After all, before the Berlin Wall came down, Spain was the country which took the most cash out of the EU for infrastructure and the second-most for agriculture.
But Spain’s own contribution to the EU has always been hugely valued – even if it has not always been in financial terms, the ‘hope’, ‘strongly pro-Europe view’, ‘momentum’, ‘dedication’ and ‘highly-qualified, hard-working civil servants’ were, from the beginning, what gained Spaniards the nickname of the ‘Prussians of the South’.
Also, Spain opened the Latin American trading market to the EU, thanks to its own cultural, historic and linguistic ties.
Everyone who benefits from EU citizenship, from being able to vote in European Parliamentary elections, and the human rights charter has Spain to thank, since it came up with the ideas and worked with France to push Germany into agreeing – and the so-called ‘Spanish model for immigration’ has been hailed as a blueprint, especially given the country’s wildly cosmopolitan nature with over 140 nationalities living side by side in harmony and considered ‘just another citizen’ by the native population.

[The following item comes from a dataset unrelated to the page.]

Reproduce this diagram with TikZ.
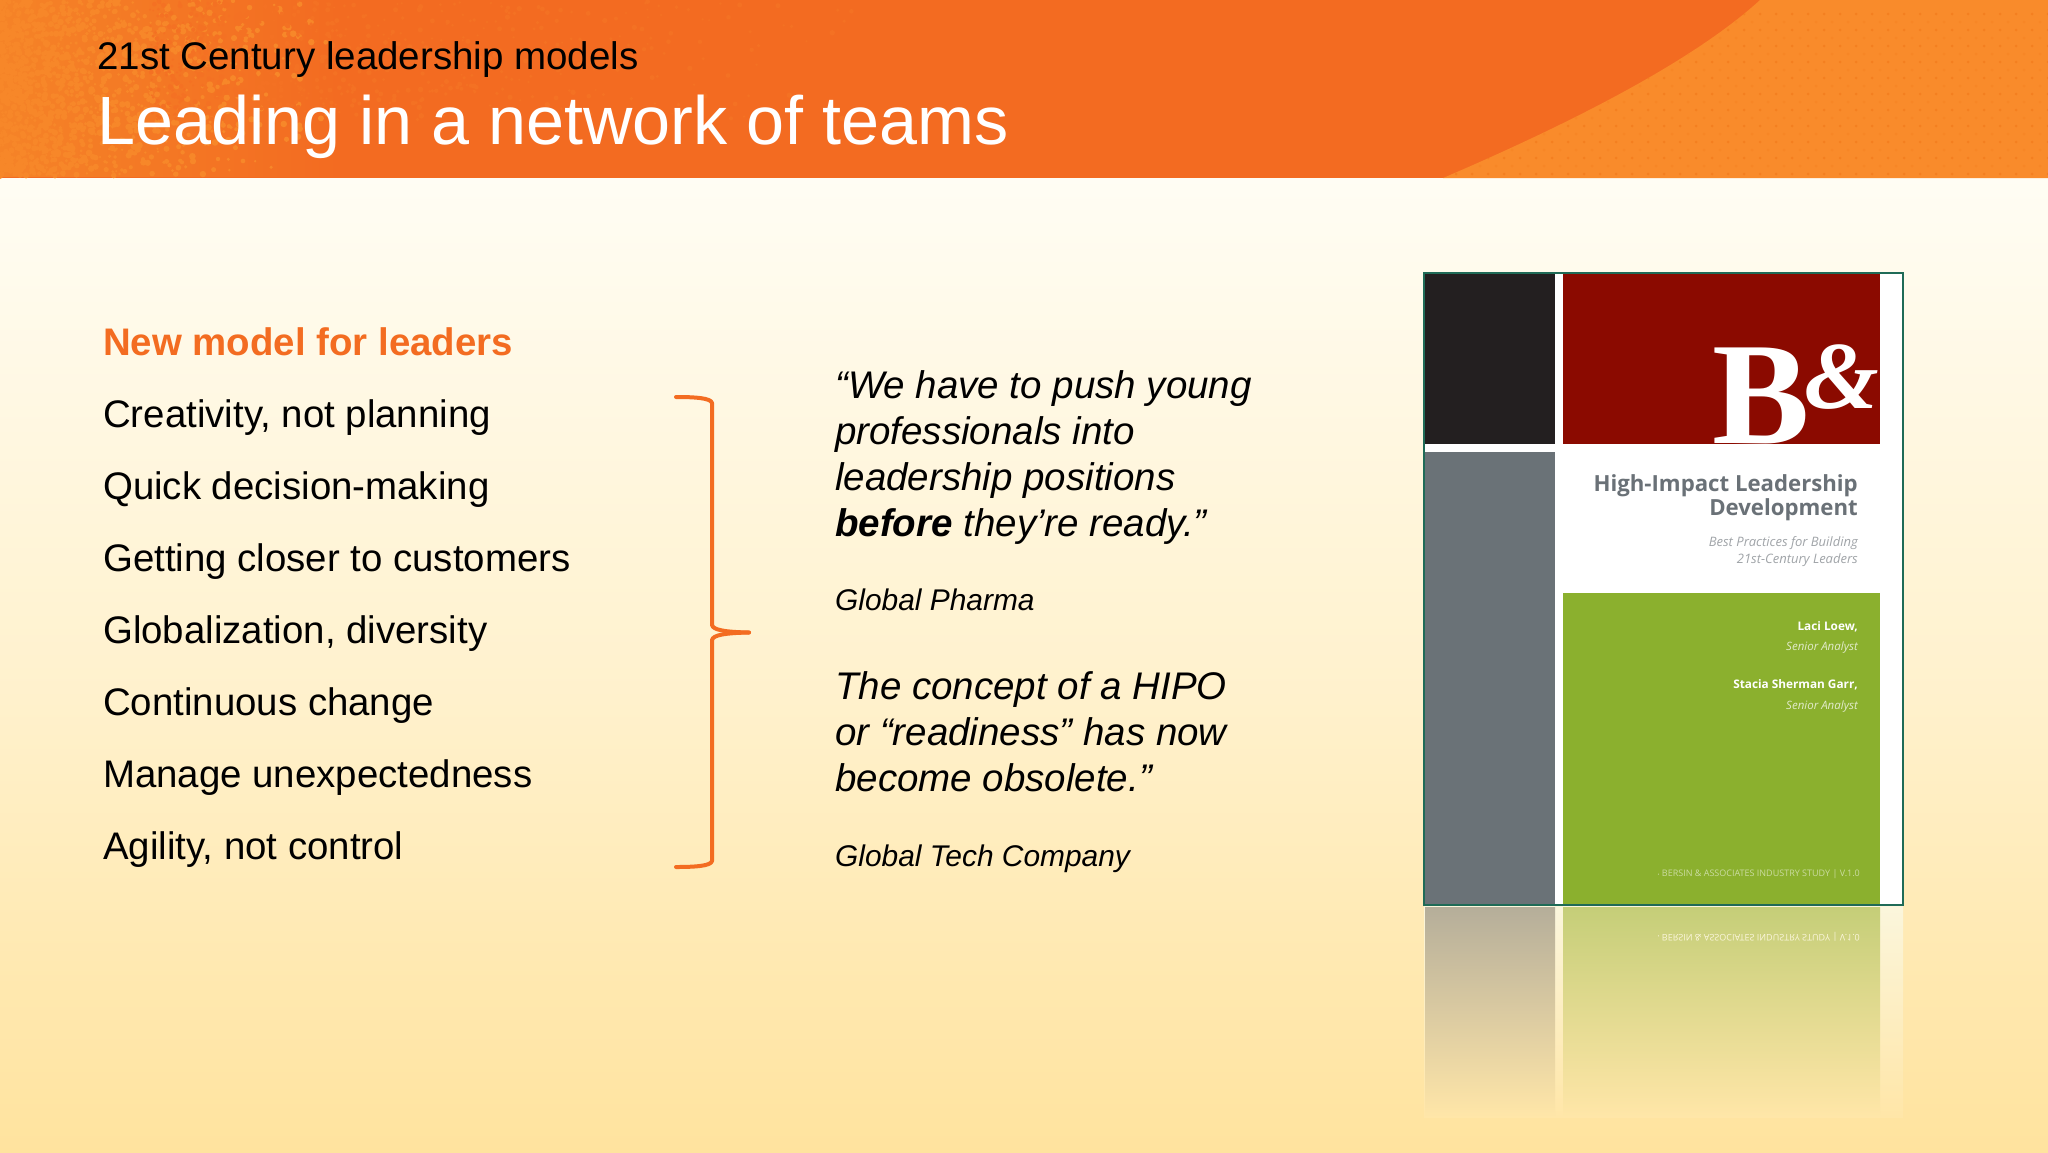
\documentclass[tikz,border=0pt]{standalone}
\usepackage{fontspec}
\setmainfont{Liberation Sans}
\newfontfamily\bookfont{Open Sans}
\newfontfamily\logofont{Liberation Serif}
\usetikzlibrary{calc}
\definecolor{hdrmain}{HTML}{F36B21}
\definecolor{hdrlight}{HTML}{F98B2B}
\definecolor{hdrdot}{HTML}{F47F20}
\definecolor{hdrleft}{HTML}{F58327}
\definecolor{bgtop}{HTML}{FFFDF4}
\definecolor{bgmid}{HTML}{FFF1CC}
\definecolor{bgbot}{HTML}{FFE39E}
\definecolor{reflbot}{HTML}{FFE6A8}
\definecolor{bookdark}{HTML}{231F20}
\definecolor{bookred}{HTML}{8B0A00}
\definecolor{bookgray}{HTML}{6A7277}
\definecolor{bookgreen}{HTML}{8BB02E}
\definecolor{bookline}{HTML}{1F6B57}
\definecolor{booktext}{HTML}{6A7177}
\definecolor{booksub}{HTML}{A0A4A8}
\definecolor{brace}{HTML}{F36C21}
\definecolor{reflgray}{HTML}{B5AE9A}
\definecolor{reflgreen}{HTML}{C5CE78}
\definecolor{reflwhite}{HTML}{FBF6DC}
\tikzset{
  x=1pt,y=-1pt,
  listitem/.style={anchor=base west,inner sep=0pt,font=\fontsize{38.4}{38.4}\selectfont,text=black},
  listhead/.style={listitem,font=\fontsize{38.4}{38.4}\selectfont\bfseries,text=brace},
  quotebox/.style={anchor=base west,inner sep=0pt,align=left,font=\fontsize{38.5}{46}\selectfont\itshape,text=black},
  source/.style={anchor=base west,inner sep=0pt,font=\fontsize{29.9}{30}\selectfont\itshape,text=black},
  booktitle/.style={anchor=base east,inner sep=0pt,text=booktext,font=\bookfont\bfseries\fontsize{22.2}{24}\selectfont},
  booksubt/.style={anchor=base east,inner sep=0pt,text=booksub,font=\bookfont\itshape\fontsize{13}{14}\selectfont},
  bookname/.style={anchor=base east,inner sep=0pt,text=white,font=\bookfont\bfseries\fontsize{11.8}{13}\selectfont},
  bookrole/.style={anchor=base east,inner sep=0pt,text=white!75!bookgreen,font=\bookfont\itshape\fontsize{11.5}{13}\selectfont},
  bookfoot/.style={anchor=base east,inner sep=0pt,text=white!55!bookgreen,font=\bookfont\fontsize{9}{10}\selectfont},
  bracestroke/.style={draw=brace,line width=4pt,line cap=round,line join=round}
}
\begin{document}
\begin{tikzpicture}
\useasboundingbox (0,0) rectangle (2048,1152);
% background
\shade[top color=bgtop,bottom color=bgmid] (0,177) rectangle (2048,700);
\shade[top color=bgmid,bottom color=bgbot] (0,700) rectangle (2048,1152);
% header
\begin{scope}
\clip (0,0) rectangle (2048,178);
\fill[hdrmain] (0,0) rectangle (2048,178);
\shade[left color=hdrleft,right color=hdrmain] (0,0) rectangle (340,176);
\pgfmathsetseed{7}
\foreach \i in {1,...,1500}{
  \pgfmathsetmacro{\px}{340*rnd*rnd}
  \pgfmathsetmacro{\py}{176*rnd}
  \pgfmathsetmacro{\pr}{1.2+2.2*rnd}
  \fill[hdrlight!45!hdrleft] (\px,\py) circle (\pr);
}
\foreach \i in {1,...,700}{
  \pgfmathsetmacro{\px}{150+750*rnd*rnd}
  \pgfmathsetmacro{\py}{120*rnd}
  \pgfmathsetmacro{\pr}{1+1.8*rnd}
  \fill[hdrlight!18!hdrmain] (\px,\py) circle (\pr);
}
% right lighter band
\fill[hdrlight] (1760,0) .. controls (1700,55) and (1590,115) .. (1443,178) -- (2048,178) -- (2048,0) -- cycle;
\clip (1760,0) .. controls (1700,55) and (1590,115) .. (1443,178) -- (2048,178) -- (2048,0) -- cycle;
\foreach \dx in {1440,1456,...,2048}{
  \foreach \dy in {14,30,...,178}{
    \fill[hdrdot] (\dx,\dy) circle (1.5);
    \fill[hdrdot!45!hdrlight] (\dx+8,\dy+8) circle (1.5);
  }
}
\end{scope}
% titles
\node[anchor=base west,inner sep=0pt,text=black,font=\fontsize{38.5}{38.5}\selectfont] (kicker) at (97,69) {21st Century leadership models};
\node[anchor=base west,inner sep=0pt,text=white,font=\fontsize{68.3}{68.3}\selectfont] (title) at (97,144) {Leading in a network of teams};
% list
\node[listhead] (h) at (103,355.5) {New model for leaders};
\node[listitem] (l1) at (103,427.5) {Creativity, not planning};
\node[listitem] (l2) at (103,499.5) {Quick decision-making};
\node[listitem] (l3) at (103,571.5) {Getting closer to customers};
\node[listitem] (l4) at (103,643.5) {Globalization, diversity};
\node[listitem] (l5) at (103,715.5) {Continuous change};
\node[listitem] (l6) at (103,787.5) {Manage unexpectedness};
\node[listitem] (l7) at (103,859.5) {Agility, not control};
% brace
\coordinate (bracetip) at (749,632.5);
\draw[bracestroke] (676,397) .. controls (695,397) and (711,398) .. (712,403) -- (712,625) .. controls (713,630) and (725,632) .. (bracetip);
\draw[bracestroke] (676,867) .. controls (695,867) and (711,866) .. (712,861) -- (712,640) .. controls (713,635) and (725,633) .. (bracetip);
% quotes
\node[quotebox] (q1) at (835,536.5) {“We have to push young\\professionals into\\leadership positions\\{\bfseries before} they’re ready.”};
\node[source] (s1) at (835,610.5) {Global Pharma};
\node[quotebox] (q2) at (835,791) {The concept of a HIPO\\or “readiness” has now\\become obsolete.”};
\node[source] (s2) at (835,866.5) {Global Tech Company};
% reflection
\shade[top color=reflwhite,bottom color=reflbot] (1424,906) rectangle (1903,1117);
\shade[top color=reflgray,bottom color=reflbot] (1425,907) rectangle (1555,1117);
\shade[top color=reflgreen,bottom color=reflbot] (1563,907) rectangle (1880,1117);
\node[bookfoot,text=reflwhite,yscale=-1,transform shape] (reffoot) at (1860,934) {{\tiny\textbullet} BERSIN \& ASSOCIATES INDUSTRY STUDY | V.1.0};
% book
\fill[white] (1424,273) rectangle (1903,905);
\fill[bookdark] (1425,274) rectangle (1555,444);
\fill[bookred] (1563,274) rectangle (1880,444);
\fill[bookgray] (1425,452) rectangle (1555,905);
\fill[bookgreen] (1563,593) rectangle (1880,905);
\begin{scope}
\clip (1563,274) rectangle (1880,448);
\node[anchor=base,inner sep=0pt,text=white,font=\logofont\bfseries\fontsize{146}{146}\selectfont] (logob) at (1761,443) {B};
\node[anchor=base,inner sep=0pt,text=white,font=\logofont\bfseries\itshape\fontsize{96}{96}\selectfont] (logoa) at (1842,408) {\&};
\end{scope}
\draw[bookline,line width=1.4pt] (1424,273) rectangle (1903,905);
\node[booktitle] (bt1) at (1858,491) {High-Impact Leadership};
\node[booktitle] (bt2) at (1858,515) {Development};
\node[booksubt] (bs1) at (1858,546) {Best Practices for Building};
\node[booksubt] (bs2) at (1858,563) {21st-Century Leaders};
\node[bookname] (bn1) at (1858,630) {Laci Loew,};
\node[bookrole] (br1) at (1858,650) {Senior Analyst};
\node[bookname] (bn2) at (1858,688.5) {Stacia Sherman Garr,};
\node[bookrole] (br2) at (1858,709) {Senior Analyst};
\node[bookfoot] (bf) at (1860,876) {{\tiny\textbullet} BERSIN \& ASSOCIATES INDUSTRY STUDY | V.1.0};
\end{tikzpicture}
\end{document}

One-time Commissioner Joaquín Almúnia cites all this, but admits that these days, Spain’s ‘contribution’ to Europe includes an ‘unacceptably-high level of unemployment’, and that politicians have become gradually more distant from the EU because Spain is ‘too busy navel-gazing’.
And the College of Europe alumnus Manuel Marín feels it is Spain who has lost its way in the EU rather than the other way around – once the hard negotiators known for their bargaining prowess, they are now being likened to cash-stricken, debt-ridden Greece, which is ‘disastrous’, Marín admits.
Spain is ‘losing its interest and influence’ in EU
Once, Spain offered Europe the ‘wisdom of an old nation’ and the ‘energy of a new nation’, in the words of president Felipe González, but now, González himself feels Spain has lost its influence and is ‘bringing nothing of real value’ to the EU.
Germany appears to be the main driver, but largely because ‘not many countries want the job’ – and, as a result, Spain and other EU nations are relying far too heavily on the Germans to come up with the solutions, the former PSOE leader reflects.
“We need fresh dedication from nations who really believe in Europe to prevent the Eurosceptics and nationalists from eroding it and letting their inflated egos get in the way – and clearer leadership and greater democracy is necessary,” González considers.
He says Spain’s slow emergence from its financial crisis years is ‘inefficient’ and ‘painful, socially’, but that Europe as a whole needs solid security and foreign affairs procedures in place to solve the refugee situation – as well as a drive to get back to the EU’s one-time strategies that aimed to squash growing social and financial inequality among citizens caused by an increasingly-global economy and political panorama.
The general consensus in Spain is that Europe is ‘part of the solution’ rather than ‘part of the problem’, and that it is Spain’s job as a member to contribute towards the changes it wants to see.
Whilst the Brexit vote has left the rest of the EU reeling and given a surge of self-confidence to the far right and Europhobes, there is a growing sense in Spain that if the UK genuinely does not feel part of Europe and does not believe in the unity and teamwork of its nations, it may be better all round if it did, in fact, break away.